Question
If $$f:\left[ {0,\infty } \right) \to \left[ {0,\infty } \right)$$ and $$\,f\left( x \right) = \frac{x}{{1 + x}}$$ then $$f$$ is
A.
one-one and onto
B.
one-one but not onto
C.
onto but not one-one
D.
neither one-one nor onto
Answer :
one-one but not onto
Solution :
Given that $$f:\left[ {0,\infty } \right) \to \left[ {0,\infty } \right)$$
Such that $$\,f\left( x \right) = \frac{x}{{1 + x}}$$
Then $$f'\left( x \right) = \frac{{1 + x - x}}{{{{\left( {1 + x} \right)}^2}}} = \frac{1}{{{{\left( {1 + x} \right)}^2}}} > 0\forall x$$
$$\therefore f$$ is an increasing function $$ \Rightarrow f$$ is one-one.
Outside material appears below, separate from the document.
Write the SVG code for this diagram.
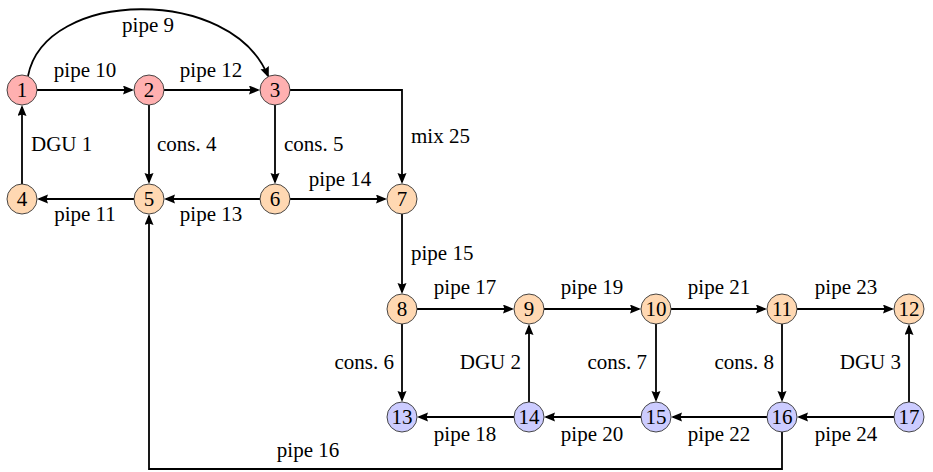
<svg xmlns="http://www.w3.org/2000/svg" width="933" height="472" viewBox="0 0 933 472">
<style>
.n circle{stroke:#333;stroke-width:0.9}
.r circle{fill:#FFB0B0}
.o circle{fill:#FFD8B2}
.b circle{fill:#CCCCFF}
.n text{font-family:"Liberation Serif",serif;font-size:21px;text-anchor:middle;fill:#000}
.e path{fill:none;stroke:#000;stroke-width:1.8;marker-end:url(#ar)}
.l text{font-family:"Liberation Serif",serif;font-size:21px;fill:#000}
.m{text-anchor:middle}
.s{text-anchor:start}
.t{text-anchor:end}
</style>
<defs>
<marker id="ar" markerUnits="userSpaceOnUse" markerWidth="12" markerHeight="10" refX="9" refY="4.5" orient="auto">
<path d="M0,0 L11,4.5 L0,9 L1.5,4.5 z" fill="#000"/>
</marker>
</defs>
<g id="connectors" class="e">
<path d="M28,76 C45,-12 232,-14 268,76"/>
<path d="M37,90 H132"/>
<path d="M164,90 H258"/>
<path d="M290,90 H402 V182"/>
<path d="M22,184 V107"/>
<path d="M149,105 V182"/>
<path d="M275,105 V182"/>
<path d="M134,199 H39"/>
<path d="M260,199 H166"/>
<path d="M290,199 H385"/>
<path d="M402,214 V292"/>
<path d="M417,309 H512"/>
<path d="M544,309 H639"/>
<path d="M671,309 H765"/>
<path d="M797,309 H892"/>
<path d="M402,324 V400"/>
<path d="M529,402 V326"/>
<path d="M656,324 V400"/>
<path d="M782,324 V400"/>
<path d="M909,402 V326"/>
<path d="M514,417 H419"/>
<path d="M641,417 H546"/>
<path d="M767,417 H673"/>
<path d="M894,417 H799"/>
<path d="M782,432 V469 H149 V216"/>
</g>
<g id="labels" class="l">
<text class="m" x="148" y="32">pipe 9</text>
<text class="m" x="85" y="77">pipe 10</text>
<text class="m" x="211" y="77">pipe 12</text>
<text class="s" x="31" y="151">DGU 1</text>
<text class="s" x="157" y="151">cons. 4</text>
<text class="s" x="284" y="151">cons. 5</text>
<text class="s" x="411" y="143">mix 25</text>
<text class="m" x="340" y="186">pipe 14</text>
<text class="m" x="85" y="221">pipe 11</text>
<text class="m" x="211" y="221">pipe 13</text>
<text class="s" x="411" y="260">pipe 15</text>
<text class="m" x="465" y="294">pipe 17</text>
<text class="m" x="592" y="294">pipe 19</text>
<text class="m" x="719" y="294">pipe 21</text>
<text class="m" x="846" y="294">pipe 23</text>
<text class="t" x="394" y="369">cons. 6</text>
<text class="t" x="521" y="369">DGU 2</text>
<text class="t" x="647" y="369">cons. 7</text>
<text class="t" x="774" y="369">cons. 8</text>
<text class="t" x="901" y="369">DGU 3</text>
<text class="m" x="465" y="441">pipe 18</text>
<text class="m" x="592" y="441">pipe 20</text>
<text class="m" x="719" y="441">pipe 22</text>
<text class="m" x="846" y="441">pipe 24</text>
<text class="m" x="308" y="457">pipe 16</text>
</g>
<g id="n1" class="n r"><circle cx="22" cy="90" r="15"/><text x="22" y="97">1</text></g>
<g id="n2" class="n r"><circle cx="149" cy="90" r="15"/><text x="149" y="97">2</text></g>
<g id="n3" class="n r"><circle cx="275" cy="90" r="15"/><text x="275" y="97">3</text></g>
<g id="n4" class="n o"><circle cx="22" cy="199" r="15"/><text x="22" y="206">4</text></g>
<g id="n5" class="n o"><circle cx="149" cy="199" r="15"/><text x="149" y="206">5</text></g>
<g id="n6" class="n o"><circle cx="275" cy="199" r="15"/><text x="275" y="206">6</text></g>
<g id="n7" class="n o"><circle cx="402" cy="199" r="15"/><text x="402" y="206">7</text></g>
<g id="n8" class="n o"><circle cx="402" cy="309" r="15"/><text x="402" y="316">8</text></g>
<g id="n9" class="n o"><circle cx="529" cy="309" r="15"/><text x="529" y="316">9</text></g>
<g id="n10" class="n o"><circle cx="656" cy="309" r="15"/><text x="656" y="316">10</text></g>
<g id="n11" class="n o"><circle cx="782" cy="309" r="15"/><text x="782" y="316">11</text></g>
<g id="n12" class="n o"><circle cx="909" cy="309" r="15"/><text x="909" y="316">12</text></g>
<g id="n13" class="n b"><circle cx="402" cy="417" r="15"/><text x="402" y="424">13</text></g>
<g id="n14" class="n b"><circle cx="529" cy="417" r="15"/><text x="529" y="424">14</text></g>
<g id="n15" class="n b"><circle cx="656" cy="417" r="15"/><text x="656" y="424">15</text></g>
<g id="n16" class="n b"><circle cx="782" cy="417" r="15"/><text x="782" y="424">16</text></g>
<g id="n17" class="n b"><circle cx="909" cy="417" r="15"/><text x="909" y="424">17</text></g>
</svg>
Also, $${D_f} = \left[ {0,\infty } \right)$$
And for range let $$\frac{x}{{1 + x}} = y \Rightarrow x = \frac{y}{{1 - y}}$$
$$x \geqslant 0 \Rightarrow 0 \leqslant y < 1$$
$$\therefore {R_f} = \left[ {0,1} \right) \ne \,{\text{Co - domain}}$$
$$\therefore f$$ is not onto.